Aim of the exercise
Identify and reproduce every line holding the string "Convert".

[begin Data rows]

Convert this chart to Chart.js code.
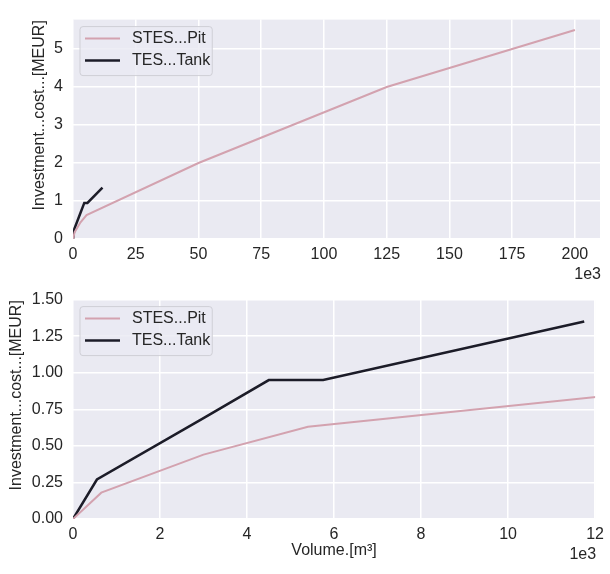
<!DOCTYPE html>
<html>
<head>
<meta charset="utf-8">
<script src="https://cdn.jsdelivr.net/npm/chart.js@4"></script>
<style>
    body { margin: 0; background: #fff; }
    .wrap { position: absolute; left: 0; width: 610px; }
</style>
</head>
<body>
<div class="wrap" style="top:0;height:280px"><canvas id="chart-full"></canvas></div>
<div class="wrap" style="top:280px;height:294px"><canvas id="chart-zoom"></canvas></div>
<script>
const font_family = '"Liberation Sans", Arial, sans-serif'
const text_color = '#262626'
const face_color = '#eaeaf2'

const series_labels = ['STES...Pit', 'TES...Tank']
const series_colors = ['#d3a2af', '#1c1c28']
const series_widths = [2, 2.5]

// volume [m3] -> investment cost [MEUR]
const pit_volume = [0, 650, 3000, 5400, 50000, 125000, 200000]
const pit_cost = [0, 0.18, 0.44, 0.63, 2.0, 4.0, 5.5]
const tank_volume = [0, 550, 3000, 4500, 5750, 11750]
const tank_cost = [0, 0.27, 0.69, 0.95, 0.95, 1.35]

// tick positions for the full range plot and the small volume plot
const full_x_ticks = [0, 25000, 50000, 75000, 100000, 125000, 150000, 175000, 200000]
const full_y_ticks = [0, 1, 2, 3, 4, 5]
const zoom_x_ticks = [0, 2000, 4000, 6000, 8000, 10000, 12000]
const zoom_y_ticks = [0, 0.25, 0.5, 0.75, 1.0, 1.25, 1.5]

const y_title = 'Investment...cost...[MEUR]'
const x_title = 'Volume.[m\u00b3]'
const x_offset_text = '1e3'

function points(xs, ys) {
    return xs.map((x, i) => ({ x: x, y: ys[i] }))
}

function build_datasets() {
    const all = [points(pit_volume, pit_cost), points(tank_volume, tank_cost)]
    return all.map((d, i) => ({
        label: series_labels[i],
        data: d,
        borderColor: series_colors[i],
        backgroundColor: series_colors[i],
        borderWidth: series_widths[i],
        pointRadius: 0,
        tension: 0
    }))
}

// grey axes face, drawn under the grid
const face_plugin = {
    id: 'face',
    beforeDraw(chart) {
        const a = chart.chartArea
        chart.ctx.save()
        chart.ctx.fillStyle = face_color
        chart.ctx.fillRect(a.left, a.top, a.right - a.left, a.bottom - a.top)
        chart.ctx.restore()
    }
}

// legend box in the upper left corner, the 1e3 offset text and the y title
const legend_plugin = {
    id: 'legend_box',
    afterDatasetsDraw(chart, args, opts) {
        const ctx = chart.ctx
        const a = chart.chartArea
        const sets = chart.data.datasets
        ctx.save()
        ctx.font = '16px ' + font_family
        const text_w = Math.max(...sets.map(d => ctx.measureText(d.label).width))
        const x0 = a.left + 7
        const y0 = a.top + 7
        ctx.beginPath()
        ctx.roundRect(x0, y0, 52 + text_w + 2, 49, 3)
        ctx.fillStyle = 'rgba(234, 234, 242, 0.8)'
        ctx.fill()
        ctx.strokeStyle = '#cfcfd6'
        ctx.lineWidth = 1
        ctx.stroke()
        sets.forEach((d, i) => {
            const y = y0 + 12 + i * 22
            ctx.strokeStyle = d.borderColor
            ctx.lineWidth = d.borderWidth
            ctx.beginPath()
            ctx.moveTo(x0 + 5, y)
            ctx.lineTo(x0 + 40, y)
            ctx.stroke()
            ctx.fillStyle = text_color
            ctx.textBaseline = 'middle'
            ctx.fillText(d.label, x0 + 52, y)
        })
        ctx.textAlign = 'right'
        ctx.fillText(x_offset_text, a.right + 1, chart.scales.x.top + 36)

        ctx.translate(opts.title_x, (a.top + a.bottom) / 2 - 14)
        ctx.rotate(-Math.PI / 2)
        ctx.textAlign = 'center'
        ctx.fillText(y_title, 0, 0)
        ctx.restore()
    }
}

function make_chart(id, cfg) {
    const tick_font = { size: 16, family: font_family }
    return new Chart(id, {
        type: 'line',
        data: { datasets: build_datasets() },
        plugins: [face_plugin, legend_plugin],
        options: {
            responsive: true,
            maintainAspectRatio: false,
            animation: false,
            layout: { padding: { left: 0, right: 10, top: 7, bottom: 0 } },
            plugins: {
                legend: { display: false },
                tooltip: { enabled: false },
                legend_box: { title_x: cfg.y_title_x }
            },
            scales: {
                x: {
                    type: 'linear',
                    min: 0,
                    max: cfg.x_max,
                    grid: { color: '#ffffff', lineWidth: 1.5, drawTicks: false },
                    border: { display: false },
                    afterBuildTicks: s => { s.ticks = cfg.x_ticks.map(v => ({ value: v })) },
                    ticks: {
                        autoSkip: false,
                        maxRotation: 0,
                        padding: 6,
                        color: text_color,
                        font: tick_font,
                        callback: v => String(v / 1000)
                    },
                    title: {
                        display: cfg.show_x_title,
                        text: x_title,
                        color: text_color,
                        font: tick_font,
                        padding: { top: 0, bottom: 14 }
                    },
                    afterFit: s => { s.height = cfg.x_height }
                },
                y: {
                    type: 'linear',
                    min: 0,
                    max: cfg.y_max,
                    grid: { color: '#ffffff', lineWidth: 1.5, drawTicks: false },
                    border: { display: false },
                    afterBuildTicks: s => { s.ticks = cfg.y_ticks.map(v => ({ value: v })) },
                    ticks: {
                        autoSkip: false,
                        padding: 10,
                        color: text_color,
                        font: tick_font,
                        callback: cfg.y_format
                    },
                    afterFit: s => { s.width = 73 }
                }
            }
        }
    })
}

make_chart('chart-full', {
    x_max: 210000, x_ticks: full_x_ticks,
    y_max: 5.775, y_ticks: full_y_ticks,
    y_format: v => String(v),
    y_title_x: 40,
    show_x_title: false,
    x_height: 41
})

make_chart('chart-zoom', {
    x_max: 12000, x_ticks: zoom_x_ticks,
    y_max: 1.5, y_ticks: zoom_y_ticks,
    y_format: v => v.toFixed(2),
    y_title_x: 17,
    show_x_title: true,
    x_height: 55
})
</script>
</body>
</html>
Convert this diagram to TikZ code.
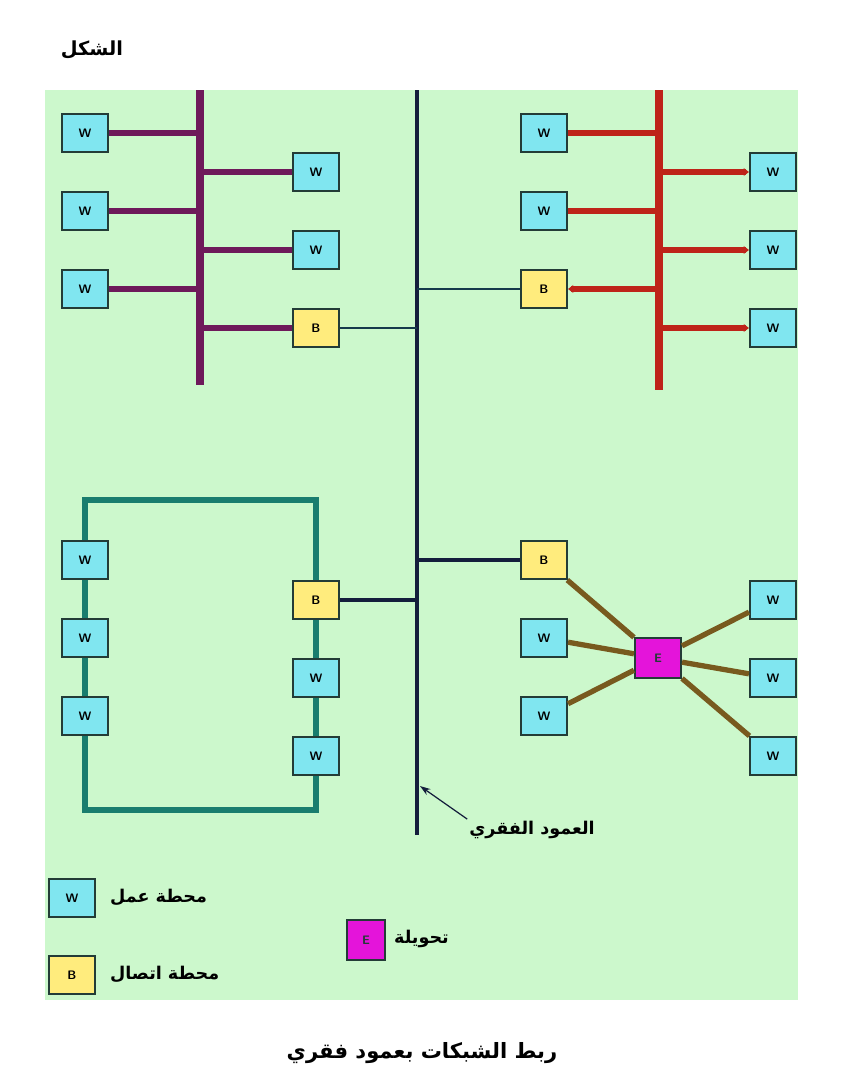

[end Data rows]

Response
Convert this chart to Chart.js code.
Convert this diagram to TikZ code.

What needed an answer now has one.